The current SCC estimates omit various impacts that likely would increase damages, such as more frequent wildfires and large-scale migration in response to climate change. The Climate Impact Lab, a collaboration of the University of Chicago, the Rhodium Group and other U.S. research institutions, is tapping the power of big data to fully account for important and often interrelated effects of climate change. For example, a 2018 Climate Impact Lab report showed that, based on current emissions trends, 1.5 million more people than previously estimated would die annually from the effects of climate change by 2100. In a recent policy brief (PDF), The Institute for Policy Integrity (IPI), a New York City-based think tank sponsored by the New York University School of Law that advocates for sound cost-benefit analysis in government, argues that the inherent uncertainty of SCC estimates calls for stronger, not weaker, action to combat climate change; policymakers should risk erring on the high side when counting the cost of carbon.

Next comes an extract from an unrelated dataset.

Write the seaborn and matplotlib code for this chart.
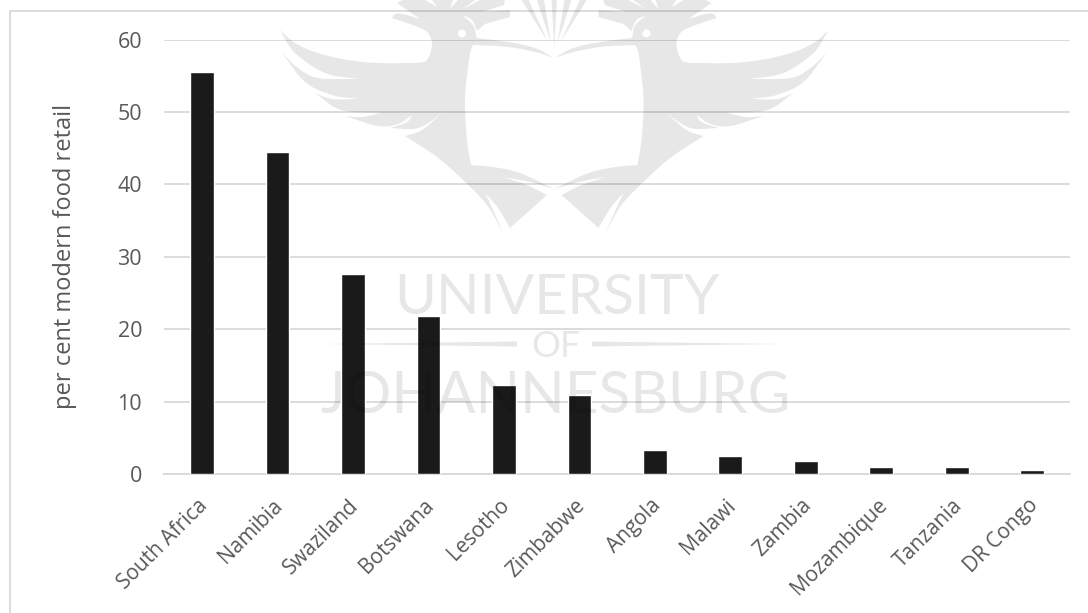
import matplotlib
matplotlib.use("Agg")
import matplotlib.pyplot as plt
from matplotlib.lines import Line2D
from matplotlib.patches import Polygon, Ellipse
from matplotlib.transforms import ScaledTranslation
import numpy as np
import pandas as pd
import seaborn as sns

countries = ["South Africa", "Namibia", "Swaziland", "Botswana", "Lesotho", "Zimbabwe",
             "Angola", "Malawi", "Zambia", "Mozambique", "Tanzania", "DR Congo"]
modern_retail_share = [55.5, 44.5, 27.6, 21.8, 12.3, 10.9, 3.3, 2.5, 1.8, 1.0, 0.9, 0.5]
y_ticks = [0, 10, 20, 30, 40, 50, 60]
y_title = "per cent modern food retail"

W, H = 1088, 613
TEXT = "#595959"
GRID = "#d9d9d9"

sns.set_theme(style="white")
plt.rcParams["font.family"] = ["Open Sans", "DejaVu Sans"]

fig = plt.figure(figsize=(W / 100, H / 100), dpi=100, facecolor="white")
ax = fig.add_axes([164.25 / W, 1 - 474 / H, (1070 - 164.25) / W, (474 - 39.7) / H])
ax.patch.set_alpha(0)

df = pd.DataFrame({"country": countries, "share": modern_retail_share})
sns.barplot(data=df, x="country", y="share", color="#1a1a1a", saturation=1, width=0.314, ax=ax, zorder=3)

ax.set_xlim(-0.5, len(countries) - 0.5)
ax.set_ylim(0, 60)
ax.set_yticks(y_ticks)
ax.set_xlabel("")
ax.set_ylabel(y_title, fontsize=17, color=TEXT, labelpad=29)
ax.yaxis.grid(True, color=GRID, lw=1.3, zorder=1)
ax.set_axisbelow(True)
for name, spine in ax.spines.items():
    spine.set_visible(name == "bottom")
ax.spines["bottom"].set_color(GRID)
ax.spines["bottom"].set_linewidth(1.3)
ax.tick_params(axis="y", length=0, pad=16, labelsize=15.5, labelcolor=TEXT)
ax.tick_params(axis="x", length=0, pad=15, labelsize=15, labelcolor=TEXT)
nudge = ScaledTranslation(-5 / 100, 0, fig.dpi_scale_trans)
for label in ax.get_xticklabels():
    label.set(rotation=45, ha="right", rotation_mode="anchor")
    label.set_transform(label.get_transform() + nudge)

# Chart frame: only the top and left edges fall inside the page
fig.add_artist(Line2D([9.5 / W, 9.5 / W, 1], [0, 1 - 10.7 / H, 1 - 10.7 / H], color=GRID, lw=1.3))

# University crest watermark, laid over the chart as a translucent layer.
# Each stroke is one smooth run of the left half's outline; the right half mirrors it.
CENTRE = 554.25
crest_strokes = [
    [(CENTRE, 58), (535, 52), (508, 47), (475, 45)],
    [(475, 45), (472, 47), (469, 60), (465, 100), (467, 140), (471, 165)],
    [(471, 165), (493, 167), (520, 173), (CENTRE, 189)],
    [(CENTRE, 189), (530, 182), (503, 177)],
    [(503, 177), (527, 185), (547, 195)],
    [(547, 195), (510, 228)],
    [(510, 228), (498, 208), (485, 193)],
    [(485, 193), (493, 210), (503, 233)],
    [(503, 233), (487, 205), (463, 180), (437, 157), (405, 136)],
    [(405, 136), (422, 130), (442, 113)],
    [(442, 113), (425, 125), (412, 129), (390, 128)],
    [(390, 128), (407, 122), (412, 115)],
    [(412, 115), (398, 124), (378, 126), (345, 116)],
    [(345, 116), (362, 117), (381, 113)],
    [(381, 113), (341, 110), (315, 93)],
    [(315, 93), (332, 99), (358, 99)],
    [(358, 99), (332, 95), (305, 82), (282, 53)],
    [(282, 53), (298, 68), (318, 78), (358, 79)],
    [(358, 79), (325, 73), (295, 53), (280, 30)],
    [(280, 30), (295, 43), (318, 53), (348, 60), (378, 63), (418, 63)],
    [(418, 63), (427, 60), (432, 45), (428, 33), (418, 27), (392, 18)],
    [(392, 18), (395, 14), (403, 14), (420, 19)],
    [(420, 19), (397, 3)],
    [(397, 3), (403, 0)],
    [(403, 0), (425, 0)],
    [(425, 0), (437, 7)],
    [(437, 7), (432, 0)],
    [(432, 0), (453, 0)],
    [(453, 0), (450, 9)],
    [(450, 9), (458, 0)],
    [(458, 0), (475, 0)],
    [(475, 0), (463, 9)],
    [(463, 9), (480, 0)],
    [(480, 0), (505, 0)],
    [(505, 0), (504, 5)],
    [(504, 5), (482, 12)],
    [(482, 12), (510, 10)],
    [(510, 10), (510, 17)],
    [(510, 17), (485, 24)],
    [(485, 24), (477, 31)],
    [(477, 31), (472, 20), (462, 15)],
    [(462, 15), (473, 25), (476, 35), (477, 38)],
    [(477, 38), (508, 42), (535, 48), (CENTRE, 58)],
]
crest_rays = [
    [(521.7, 0), (528.6, 0), (548, 42)],
    [(537, 0), (544, 0), (551, 43)],
]
centre_ray = [(551.6, 0), (556.9, 0), (CENTRE, 47)]

def smooth(stroke, steps=10):
    """Catmull-Rom through a stroke's points, keeping its two ends as corners."""
    p = np.asarray(stroke, dtype=float)
    if len(p) < 3:
        return p[:-1]
    q = np.vstack([2 * p[0] - p[1], p, 2 * p[-1] - p[-2]])
    out = []
    for i in range(1, len(q) - 2):
        t = np.linspace(0, 1, steps, endpoint=False)[:, None]
        out.append(0.5 * (2 * q[i] + (q[i + 1] - q[i - 1]) * t
                          + (2 * q[i - 1] - 5 * q[i] + 4 * q[i + 1] - q[i + 2]) * t ** 2
                          + (3 * q[i] - q[i - 1] - 3 * q[i + 1] + q[i + 2]) * t ** 3))
    return np.vstack(out)

WM_ALPHA = 0.095

def wm_poly(points, mirror=False):
    pts = np.asarray(points, dtype=float)
    xs = 2 * CENTRE - pts[:, 0] if mirror else pts[:, 0]
    fig.add_artist(Polygon(np.column_stack([xs / W, 1 - pts[:, 1] / H]), closed=True,
                           transform=fig.transFigure, fc="black", ec="none",
                           alpha=WM_ALPHA, zorder=10))

half_outline = np.vstack([smooth(s) for s in crest_strokes])
for mirror in (False, True):
    wm_poly(half_outline, mirror)
    for ray in crest_rays:
        wm_poly(ray, mirror)
    eye_x = 2 * CENTRE - 462 if mirror else 462
    fig.add_artist(Ellipse((eye_x / W, 1 - 33.5 / H), 8 / W, 8 / H, transform=fig.transFigure,
                           fc="white", ec="none", zorder=11))
wm_poly(centre_ray)

def wm_text(x, y, s, size):
    fig.text(x / W, 1 - y / H, s, ha="center", va="baseline", fontsize=size, family="Lato",
             color="black", alpha=WM_ALPHA, zorder=10)

wm_text(556.5, 314, "UNIVERSITY", 41)
wm_text(556, 357, "OF", 26)
wm_text(555, 413, "JOHANNESBURG", 42)

# Tapered rules either side of "OF"
for a, b in ((322, 517), (787, 592)):
    wm_poly([(a, 344), (b, 341.5), (b, 346.5)])

fig.savefig("out.png", dpi=100, facecolor="white")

After all the revising and tweaking, the SCC is likely to remain an imperfect measure. Just as climate change is difficult to forecast with any precision, the SCC is a moving target, subject to change as its methodology evolves and evidence mounts of far-ranging impacts from carbon emissions. "It seems unlikely that uncertainty is going to evaporate," says Peter Howard, economics director for the IPI.

But researchers hope to reduce that uncertainty and boost confidence in the SCC as the basis for policy aimed at avoiding the worst consequences of climate change. Continued room for debate "doesn’t mean that we can’t come to a consensus that something is the best available estimate, at the current time," Howard says.